After establishing design principles based on good assessment data, I typically turn to some quick pen-and-paper sketching to wrap my mind around design problems and areas of potential confusion.  These sketches are quick, low-fidelity, and really only meant to inform small-group conversations with those closest to the project.  Depending on the task at hand, I will sketch full pages, discrete interactions (such as a specific form element), or a narrative storyboard to visualize a potential user path.

Sketch of Virgo Design

Proof that you don't need to be a good drawer to be a UX Designer.

After some early design decisions with the project team, I turn toward the most important step in my prototyping process: wireframes.  Wireframes effectively communicate the core content elements, visual hierarchy, and user paths present on a page while leaving out design elements like colors, font choice, graphics, and aesthetic detail.  At this phase of a project, wireframes helpfully guides feedback toward user and organizational needs rather than allowing conversation to wallow in arguments over color choice or image selection.  I use the online tool Mockingbird for wireframe creation, since it allows for lots of flexibility and sharing possibilities without letting me dwell on pixel perfection.  There are lots of other tools in this arena if Mockingbird doesn’t fit your style or workflow.

Virgo Home Wireframe

The Virgo home page wireframe exemplifies the "Re-thinking Home" and "Easy Decisions First" design principles.

In the presentation below, you’ll see how I present these wireframes to our stakeholder population.  I  will almost always re-present the project’s design principles first to help frame discussion, then talk through each image and explain design decisions in terms of those design principles and other established user requirements.

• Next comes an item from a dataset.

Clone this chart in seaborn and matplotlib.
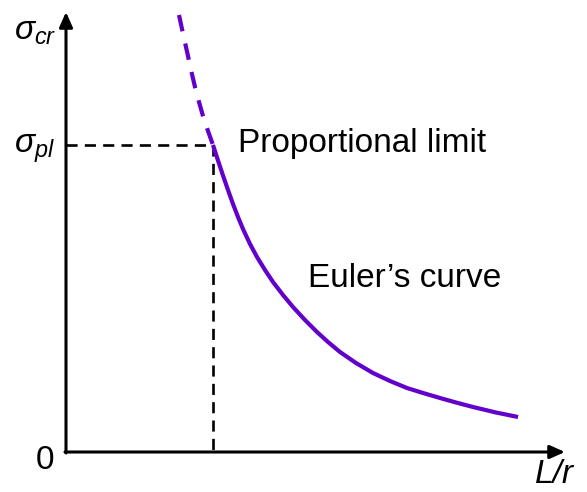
import matplotlib
matplotlib.use("Agg")
import matplotlib.pyplot as plt
import seaborn as sns
import pandas as pd

sns.set_theme(style="white")
plt.rcParams["font.family"] = ["Liberation Sans", "DejaVu Sans"]
plt.rcParams["text.color"] = "black"
plt.rcParams["mathtext.fontset"] = "custom"
plt.rcParams["mathtext.it"] = "Liberation Sans:italic"
plt.rcParams["mathtext.rm"] = "Liberation Sans"
plt.rcParams["lines.scale_dashes"] = False

# Euler curve, elastic range (below the proportional limit)
slenderness_elastic = [147, 152, 157, 162, 167, 172, 177, 184, 191, 199, 207, 217, 227,
                       239, 251, 262, 274, 290, 307, 324, 341, 357, 374, 390, 407, 430, 452]
stress_elastic = [307, 291.5, 276.5, 262, 248, 235, 223, 208, 195, 182, 170, 157, 145,
                  132, 120, 110, 100, 89, 79, 71, 64, 59, 54, 49.5, 45, 39.5, 35]

# Euler curve continued above the proportional limit (not valid)
slenderness_beyond = [113, 116, 119, 122, 125, 129, 133, 137, 142, 147]
stress_beyond = [437, 423, 409.5, 396, 382, 365, 350, 336, 321, 307]

# proportional limit point
limit_slenderness = 147
limit_stress = 307

# axis extents
x_axis_end = 499
y_axis_end = 440

purple = "#6200cc"

elastic = pd.DataFrame({"L/r": slenderness_elastic, "sigma": stress_elastic})
beyond = pd.DataFrame({"L/r": slenderness_beyond, "sigma": stress_beyond})

fig = plt.figure(figsize=(5.87, 4.92), dpi=100)
ax = fig.add_axes([0, 0, 1, 1])
ax.set_xlim(-66, 521)
ax.set_ylim(-40, 452)
ax.axis("off")

# guide lines to the proportional limit
guide = dict(sort=False, estimator=None, color="black", lw=1.9,
             linestyle=(0, (8.0, 5.2)), ax=ax)
sns.lineplot(x=[0, limit_slenderness], y=[limit_stress, limit_stress], **guide)
sns.lineplot(x=[limit_slenderness, limit_slenderness], y=[limit_stress, 0], **guide)

# curve
sns.lineplot(data=beyond, x="L/r", y="sigma", sort=False, estimator=None,
             color=purple, lw=3.0, linestyle=(0, (12.0, 9.0)), ax=ax)
sns.lineplot(data=elastic, x="L/r", y="sigma", sort=False, estimator=None,
             color=purple, lw=3.0, solid_capstyle="butt", solid_joinstyle="round", ax=ax)

# axes with arrow heads
arrow = dict(arrowstyle="-|>,head_length=0.9,head_width=0.4", mutation_scale=10,
             lw=2.2, color="black", shrinkA=0, shrinkB=0)
ax.annotate("", xy=(x_axis_end, 0), xytext=(-1, 0), arrowprops=arrow)
ax.annotate("", xy=(0, y_axis_end), xytext=(0, -1), arrowprops=arrow)

# labels
fs = 24
ax.text(-52, 412, r"$\sigma_{cr}$", fontsize=fs, ha="left", va="baseline")
ax.text(-52, 299, r"$\sigma_{pl}$", fontsize=fs, ha="left", va="baseline")
ax.text(-12, -17, "0", fontsize=fs, ha="right", va="baseline")
ax.text(469, -31, "L/r", fontsize=fs, style="italic", ha="left", va="baseline")
ax.text(172, 300, "Proportional limit", fontsize=fs, ha="left", va="baseline")
ax.text(242, 165, "Euler\u2019s curve", fontsize=fs, ha="left", va="baseline")

fig.savefig("out.png", dpi=100)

After discussion of the wireframes and incorporation of any salient feedback, I move on to the final design (usually in HTML & CSS instead of a graphics tool like Photoshop), which is much more likely to earn acceptance after our early and frequent communications with stakeholders.  In this instance, the final Virgo design had some important differences from the presented version, based on data acquired during later usability testing.  Most notably, we added a “Switch to:” bar just above search results to give users an easy route to switch their search “stream” on the fly (example).

Presentation Slides (July 2011)

One comment on “Re-envisioning the Catalog: Wireframes & Design

  1. This is really very helpful, Joe– thanks for putting up these examples, in addition to those I saw in your talk. The whole thing is so so smart. I’m trying Mockingbird to wireframe for my whiteboarding session tomorrow, if you are interested– will be at 3 pm in the Scholars’ Lab grad lounge, I believe.